Copy the material below verbatim from the line with "Emit a Python" to the line with "from matplotlib.patches import Circle, Ellipse", both lines included, omitting pictures and every line outside that range.

Entries with chart source code
--------
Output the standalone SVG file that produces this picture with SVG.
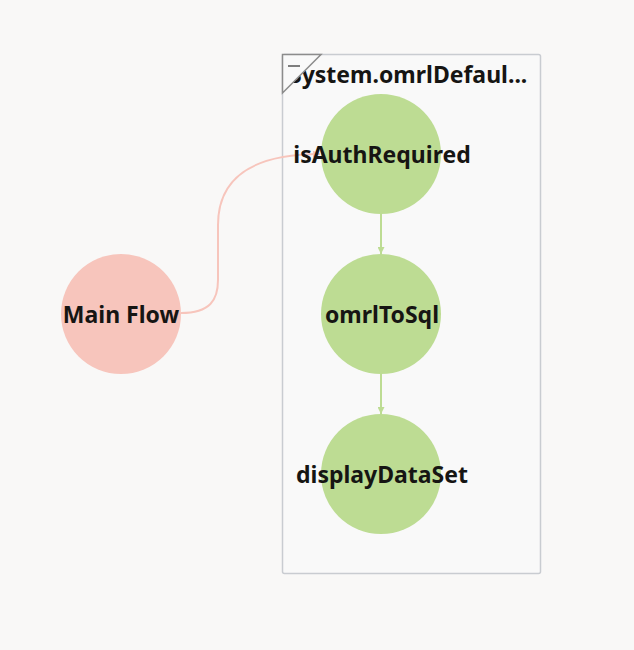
<svg xmlns="http://www.w3.org/2000/svg" width="634" height="650" viewBox="0 0 634 650">
<defs>
<style>
.lbl{font-family:"Noto Sans","Open Sans",sans-serif;font-weight:bold;font-size:23px;fill:#161513;text-anchor:middle}
.green{fill:#bddc93}
.pink{fill:#f7c5bc}
</style>
<marker id="ag" viewBox="0 0 10 10" refX="10" refY="5" markerWidth="7" markerHeight="7" orient="auto" markerUnits="userSpaceOnUse"><path d="M0,0 L10,5 L0,10 z" fill="#bddc93"/></marker>
<marker id="ap" viewBox="0 0 10 10" refX="10" refY="5" markerWidth="7" markerHeight="7" orient="auto" markerUnits="userSpaceOnUse"><path d="M0,0 L10,5 L0,10 z" fill="#f7c5bc"/></marker>
</defs>
<rect width="634" height="650" fill="#f9f8f7"/>
<g id="container">
<rect x="282.5" y="54.5" width="258" height="519" rx="2" fill="#f9f9f9" stroke="#c9ccd1" stroke-width="1.5"/>
<text x="289" y="83" font-family="Noto Sans,Open Sans,sans-serif" font-weight="bold" font-size="23" fill="#161513">System.omrlDefaul...</text>
<path d="M282.5,54.5 L321,54.5 L282.5,93 Z" fill="#f9f9f9" stroke="#8c8c8c" stroke-width="1.5"/>
<line x1="288" y1="66" x2="300" y2="66" stroke="#555" stroke-width="1.5"/>
</g>
<g id="connectors" fill="none" stroke-width="2">
<path d="M181,313 C210,313 218,300 218,280 L218,225 C218,180 250,154 320,154" stroke="#f7c5bc" marker-end="url(#ap)"/>
<path d="M381,214 L381,254" stroke="#bddc93" marker-end="url(#ag)"/>
<path d="M381,374 L381,414" stroke="#bddc93" marker-end="url(#ag)"/>
</g>
<g id="isAuthRequired"><circle cx="381" cy="154" r="60" class="green"/><text x="382" y="163" class="lbl">isAuthRequired</text></g>
<g id="omrlToSql"><circle cx="381" cy="314" r="60" class="green"/><text x="382" y="323" class="lbl">omrlToSql</text></g>
<g id="displayDataSet"><circle cx="381" cy="474" r="60" class="green"/><text x="382" y="483" class="lbl">displayDataSet</text></g>
<g id="mainFlow"><circle cx="121" cy="314" r="60" class="pink"/><text x="121" y="323" class="lbl">Main Flow</text></g>
</svg>
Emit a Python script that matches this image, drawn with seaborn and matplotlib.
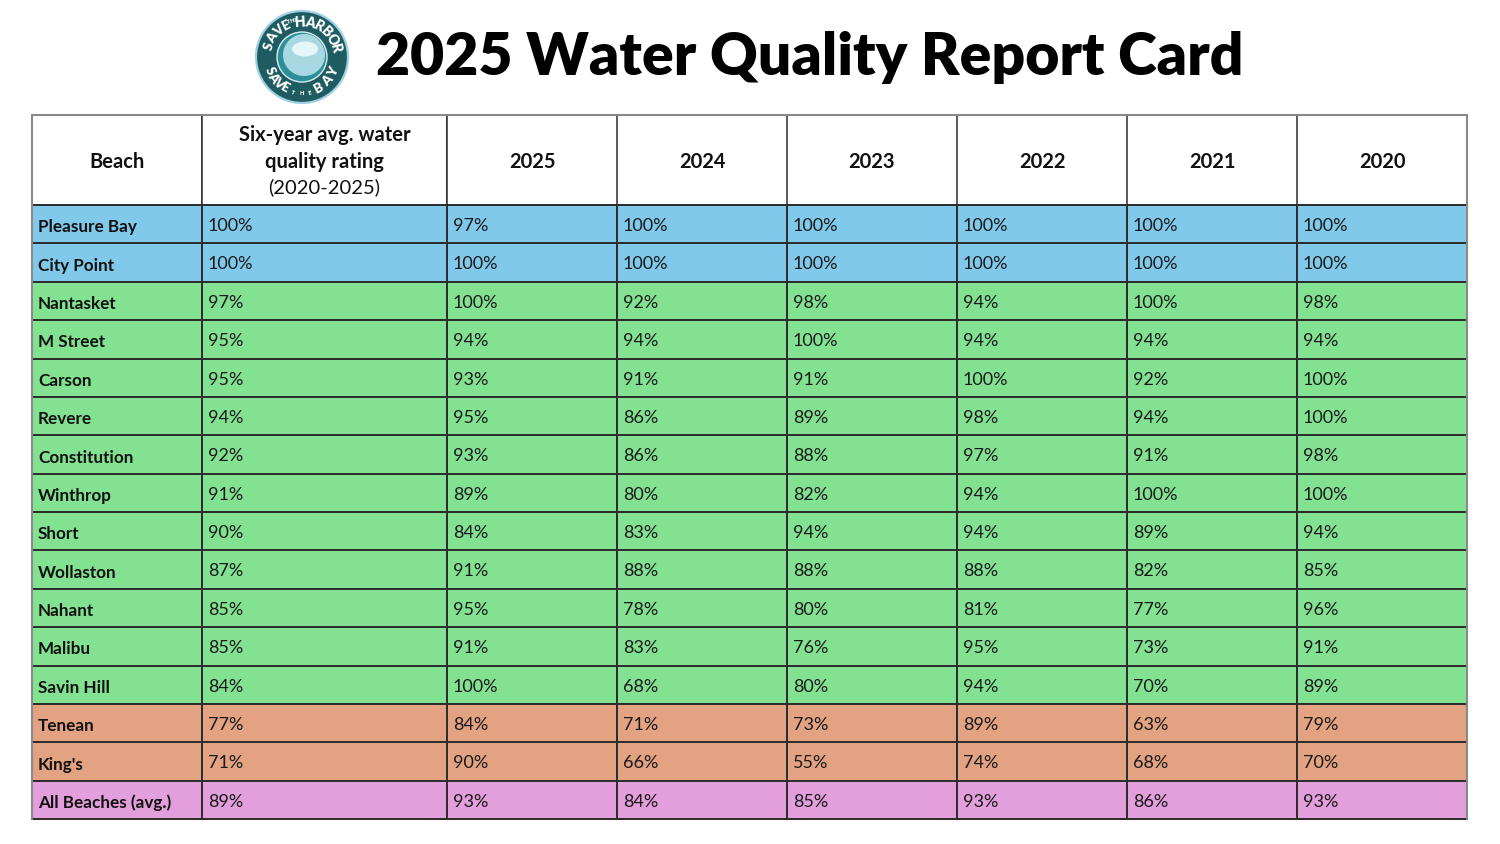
import numpy as np
import pandas as pd
import matplotlib
matplotlib.use("Agg")
import matplotlib.pyplot as plt
import seaborn as sns
from matplotlib.colors import ListedColormap
from matplotlib.patches import Circle, Ellipse

# ---------------- data ----------------
title = "2025 Water Quality Report Card"
beaches = ["Pleasure Bay", "City Point", "Nantasket", "M Street", "Carson", "Revere",
           "Constitution", "Winthrop", "Short", "Wollaston", "Nahant", "Malibu",
           "Savin Hill", "Tenean", "King's", "All Beaches (avg.)"]
six_year = [100, 100, 97, 95, 95, 94, 92, 91, 90, 87, 85, 85, 84, 77, 71, 89]
years = ["2025", "2024", "2023", "2022", "2021", "2020"]
v2025 = [97, 100, 100, 94, 93, 95, 93, 89, 84, 91, 95, 91, 100, 84, 90, 93]
v2024 = [100, 100, 92, 94, 91, 86, 86, 80, 83, 88, 78, 83, 68, 71, 66, 84]
v2023 = [100, 100, 98, 100, 91, 89, 88, 82, 94, 88, 80, 76, 80, 73, 55, 85]
v2022 = [100, 100, 94, 94, 100, 98, 97, 94, 94, 88, 81, 95, 94, 89, 74, 93]
v2021 = [100, 100, 100, 94, 92, 94, 91, 100, 89, 82, 77, 73, 70, 63, 68, 86]
v2020 = [100, 100, 98, 94, 100, 100, 98, 100, 94, 85, 96, 91, 89, 79, 70, 93]
tiers = ["top", "top"] + ["good"] * 11 + ["fair", "fair"] + ["avg"]
tier_names = ["top", "good", "fair", "avg"]
tier_colors = ["#80c9eb", "#82e292", "#e3a282", "#e39edc"]
header_beach = "Beach"
header_six = ["Six-year avg. water", "quality rating", "(2020-2025)"]

yearly = pd.DataFrame({"2025": v2025, "2024": v2024, "2023": v2023,
                       "2022": v2022, "2021": v2021, "2020": v2020})[years]

# ---------------- style ----------------
sns.set_theme(style="white")
plt.rcParams["font.family"] = ["Lato", "DejaVu Sans"]
TABLE_FONT = ["Lato", "DejaVu Sans"]

W, H = 1500, 844
fig = plt.figure(figsize=(15, 8.44), dpi=100)
fig.patch.set_facecolor("white")

top_px, head_px, bot_px = 115, 205, 819
nrows = len(beaches)
row_h = (bot_px - head_px) / nrows
head_rows = (head_px - top_px) / row_h

codes = np.array([tier_names.index(t) for t in tiers])
cmap = ListedColormap(tier_colors)
LINE = "#2e2e2e"
OUTER = "#8a8a8a"

def table_axes(x0, x1, ncols):
    ax = fig.add_axes([x0 / W, 1 - bot_px / H, (x1 - x0) / W, (bot_px - top_px) / H])
    mat = pd.DataFrame(np.repeat(codes[:, None], ncols, axis=1))
    sns.heatmap(mat, ax=ax, cmap=cmap, vmin=-0.5, vmax=3.5, cbar=False,
                linewidths=1.1, linecolor=LINE, xticklabels=False, yticklabels=False)
    ax.collections[0].set_clip_on(False)
    ax.set_xlim(0, ncols)
    ax.set_ylim(nrows, -head_rows)
    ax.set_facecolor("white")
    for s in ax.spines.values():
        s.set_visible(False)
    for xc in range(ncols + 1):
        ax.plot([xc, xc], [-head_rows, 0], color=LINE, lw=1.1, clip_on=False, zorder=3)
    ax.plot([0, ncols], [-head_rows, -head_rows], color=OUTER, lw=1.5, clip_on=False, zorder=4)
    return ax

edges = [32, 202, 447, 1467]
ax_b = table_axes(edges[0], edges[1], 1)
ax_s = table_axes(edges[1], edges[2], 1)
ax_y = table_axes(edges[2], edges[3], len(years))

ax_b.plot([0, 0], [-head_rows, nrows], color=OUTER, lw=1.5, clip_on=False, zorder=4)
ax_y.plot([6, 6], [-head_rows, nrows], color=OUTER, lw=1.5, clip_on=False, zorder=4)

NAME = 12.3
VAL = 13.0
HEAD = 14.5
pad_b = 6 / (edges[1] - edges[0])
pad_s = 6 / (edges[2] - edges[1])
pad_y = 6 / 170

for i, name in enumerate(beaches):
    ax_b.text(pad_b, i + 0.58, name, ha="left", va="center", fontsize=NAME,
              fontweight="bold", color="#111111", family=TABLE_FONT)
    ax_s.text(pad_s, i + 0.55, f"{six_year[i]}%", ha="left", va="center",
              fontsize=VAL, color="#1a1a1a", family=TABLE_FONT)
    for j, yr in enumerate(years):
        ax_y.text(j + pad_y, i + 0.55, f"{yearly[yr].iloc[i]}%", ha="left", va="center",
                  fontsize=VAL, color="#1a1a1a", family=TABLE_FONT)

hmid = -head_rows / 2
ax_b.text(0.5, hmid + 0.05, header_beach, ha="center", va="center", fontsize=HEAD,
          fontweight="bold", color="#111111", family=TABLE_FONT)
ax_s.text(0.5, hmid - 0.64, header_six[0], ha="center", va="center", fontsize=HEAD,
          fontweight="bold", color="#111111", family=TABLE_FONT)
ax_s.text(0.5, hmid + 0.04, header_six[1], ha="center", va="center", fontsize=HEAD,
          fontweight="bold", color="#111111", family=TABLE_FONT)
ax_s.text(0.5, hmid + 0.70, header_six[2], ha="center", va="center", fontsize=HEAD,
          color="#111111", family=TABLE_FONT)
for j, yr in enumerate(years):
    ax_y.text(j + 0.5, hmid + 0.05, yr, ha="center", va="center", fontsize=HEAD,
              fontweight="bold", color="#111111", family=TABLE_FONT)

# ---------------- title + logo ----------------
axo = fig.add_axes([0, 0, 1, 1], zorder=-1)
axo.set_xlim(0, W)
axo.set_ylim(H, 0)
axo.axis("off")
axo.text(376, 58, title, ha="left", va="center", fontsize=42.4, fontweight="heavy",
         color="#000000", family=["Lato", "DejaVu Sans"])

cx, cy = 302, 57
axo.add_patch(Circle((cx, cy), 46, facecolor="#1f5c61", edgecolor="#9fd0e4", lw=1.6))
axo.add_patch(Circle((cx, cy), 25, facecolor="#2f8f99", edgecolor="#d6eef3", lw=1.0))
axo.add_patch(Circle((cx + 2, cy - 2), 21, facecolor="#a8d8e2", edgecolor="none"))
axo.add_patch(Ellipse((cx + 3, cy - 8), 26, 15, facecolor="#e6f5f7", edgecolor="none"))

def arc_text(txt, a0, a1, r, top=True, size=8.2):
    angs = np.linspace(a0, a1, len(txt))
    for ch, a in zip(txt, angs):
        if ch == " ":
            continue
        x = cx + r * np.cos(np.radians(a))
        y = cy - r * np.sin(np.radians(a))
        rot = a - 90 if top else a + 90
        axo.text(x, y, ch, ha="center", va="center", rotation=rot, fontsize=size,
                 fontweight="heavy", color="white", rotation_mode="anchor",
                 family=["Lato", "DejaVu Sans"])

arc_text("SAVE", 162, 117, 35, top=True, size=9.5)
arc_text("HARBOR", 93, 14, 35, top=True, size=10)
arc_text("SAVE", 203, 240, 35, top=False, size=9.5)
arc_text("BAY", 298, 334, 35, top=False, size=9.5)
arc_text("THE", 111, 100, 37, top=True, size=4)
arc_text("THE", 256, 282, 37, top=False, size=4)

fig.savefig("out.png", dpi=100, facecolor="white")
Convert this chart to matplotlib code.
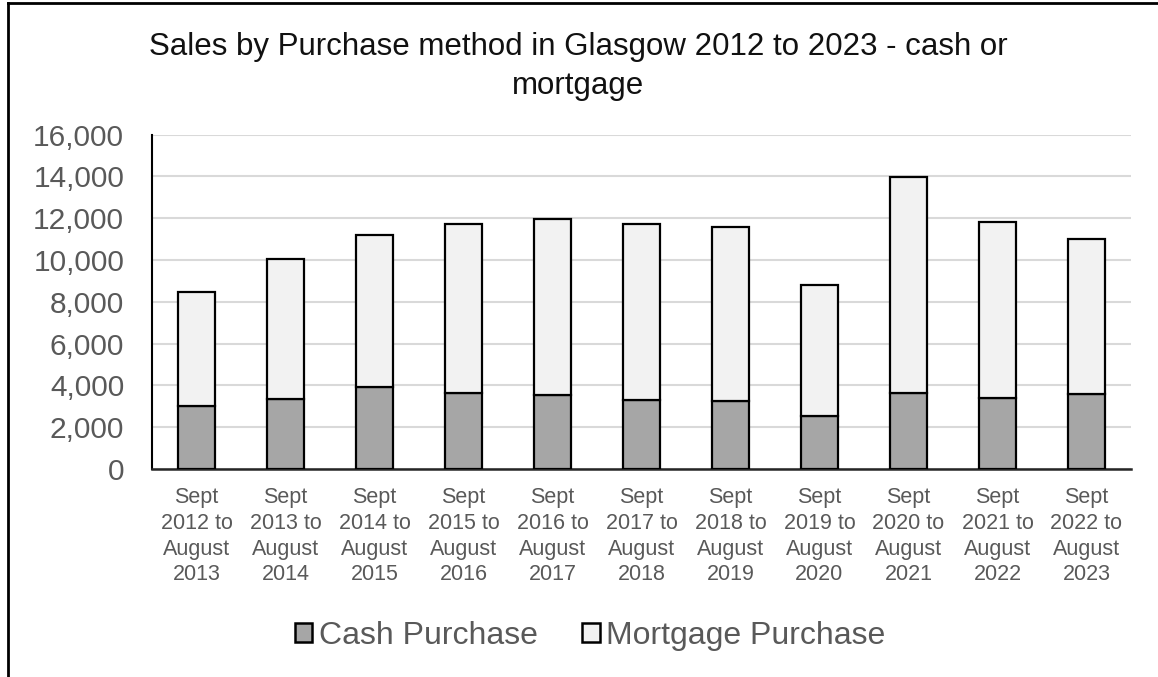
import matplotlib.pyplot as plt
import numpy as np
from matplotlib.lines import Line2D
from matplotlib.patches import Patch

plt.rcParams['font.family'] = ['Liberation Sans', 'DejaVu Sans']

periods = ['Sept\n2012 to\nAugust\n2013', 'Sept\n2013 to\nAugust\n2014',
           'Sept\n2014 to\nAugust\n2015', 'Sept\n2015 to\nAugust\n2016',
           'Sept\n2016 to\nAugust\n2017', 'Sept\n2017 to\nAugust\n2018',
           'Sept\n2018 to\nAugust\n2019', 'Sept\n2019 to\nAugust\n2020',
           'Sept\n2020 to\nAugust\n2021', 'Sept\n2021 to\nAugust\n2022',
           'Sept\n2022 to\nAugust\n2023']
cash = [3000, 3370, 3920, 3650, 3540, 3300, 3240, 2520, 3650, 3380, 3600]
mortgage = [5450, 6690, 7290, 8060, 8410, 8410, 8350, 6270, 10320, 8450, 7390]

W, H = 1158, 677
fig = plt.figure(figsize=(W / 100, H / 100), dpi=100)
ax = fig.add_axes([152 / W, 1 - 469 / H, (1131 - 152) / W, (469 - 134.7) / H])

x = np.arange(len(periods))
bw = 0.41
ax.bar(x, cash, bw, color='#a6a6a6', edgecolor='black', linewidth=1.6,
       label='Cash Purchase', zorder=3)
ax.bar(x, mortgage, bw, bottom=cash, color='#f2f2f2', edgecolor='black',
       linewidth=1.6, label='Mortgage Purchase', zorder=3)

ax.set_xlim(-0.5, len(periods) - 0.5)
ax.set_ylim(0, 16000)
ax.set_yticks(np.arange(0, 16001, 2000))
ax.set_yticklabels([f'{v:,}' for v in range(0, 16001, 2000)])
ax.set_xticks(x)
ax.set_xticklabels(periods, linespacing=1.3)

ax.yaxis.grid(True, color='#d9d9d9', linewidth=1.5, zorder=0)
ax.tick_params(axis='y', length=0, pad=20, labelsize=21.5, labelcolor='#595959')
ax.tick_params(axis='x', length=0, pad=13, labelsize=15.5, labelcolor='#595959')
for s in ['top', 'right']:
    ax.spines[s].set_visible(False)
ax.spines['left'].set_linewidth(1.5)
ax.spines['bottom'].set_linewidth(1.8)
ax.spines['bottom'].set_color('#262626')

fig.text(0.499, 1 - 47 / H, 'Sales by Purchase method in Glasgow 2012 to 2023 - cash or',
         ha='center', va='center', fontsize=22.5, color='#111111')
fig.text(0.499, 1 - 86 / H, 'mortgage', ha='center', va='center',
         fontsize=22.5, color='#111111')

handles = [Patch(facecolor='#a6a6a6', edgecolor='black', linewidth=1.8),
           Patch(facecolor='#f2f2f2', edgecolor='black', linewidth=1.8)]
fig.legend(handles, ['Cash Purchase', 'Mortgage Purchase'],
           loc='center', bbox_to_anchor=(590 / W, 1 - 636 / H), ncol=2,
           frameon=False, fontsize=23, labelcolor='#595959',
           handlelength=0.55, handleheight=0.55, handletextpad=0.2,
           columnspacing=1.4)

# border along the left and top edges
for xs, ys in [([8, 8], [0, 674]), ([8, W], [674, 674])]:
    fig.add_artist(Line2D(np.array(xs) / W, np.array(ys) / H,
                          transform=fig.transFigure, color='black', linewidth=2))

fig.savefig('out.png', dpi=100)
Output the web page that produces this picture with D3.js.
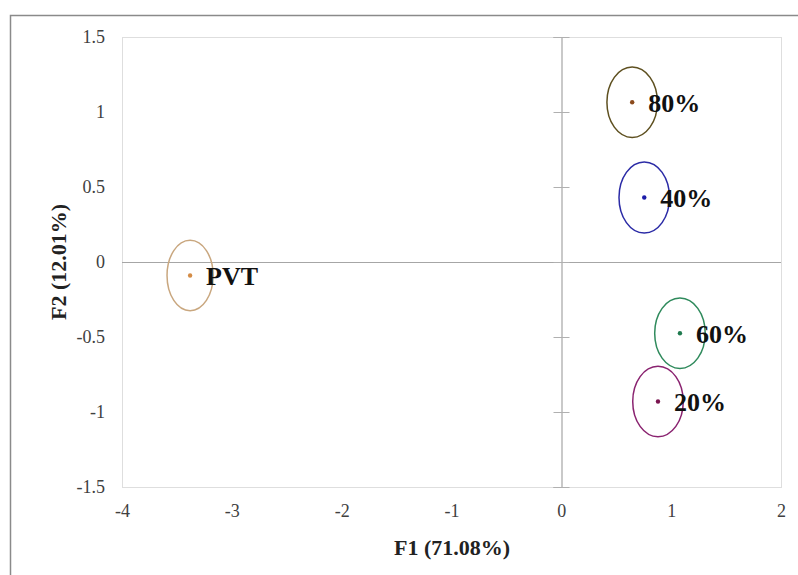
--------
▶ [TASK SOLUTION]:
Emit a Python script that matches this image, drawn with seaborn and matplotlib.
import numpy as np
import pandas as pd
import matplotlib
matplotlib.use("Agg")
import matplotlib.pyplot as plt
import seaborn as sns
from matplotlib.colors import ListedColormap
from matplotlib.patches import Circle, Ellipse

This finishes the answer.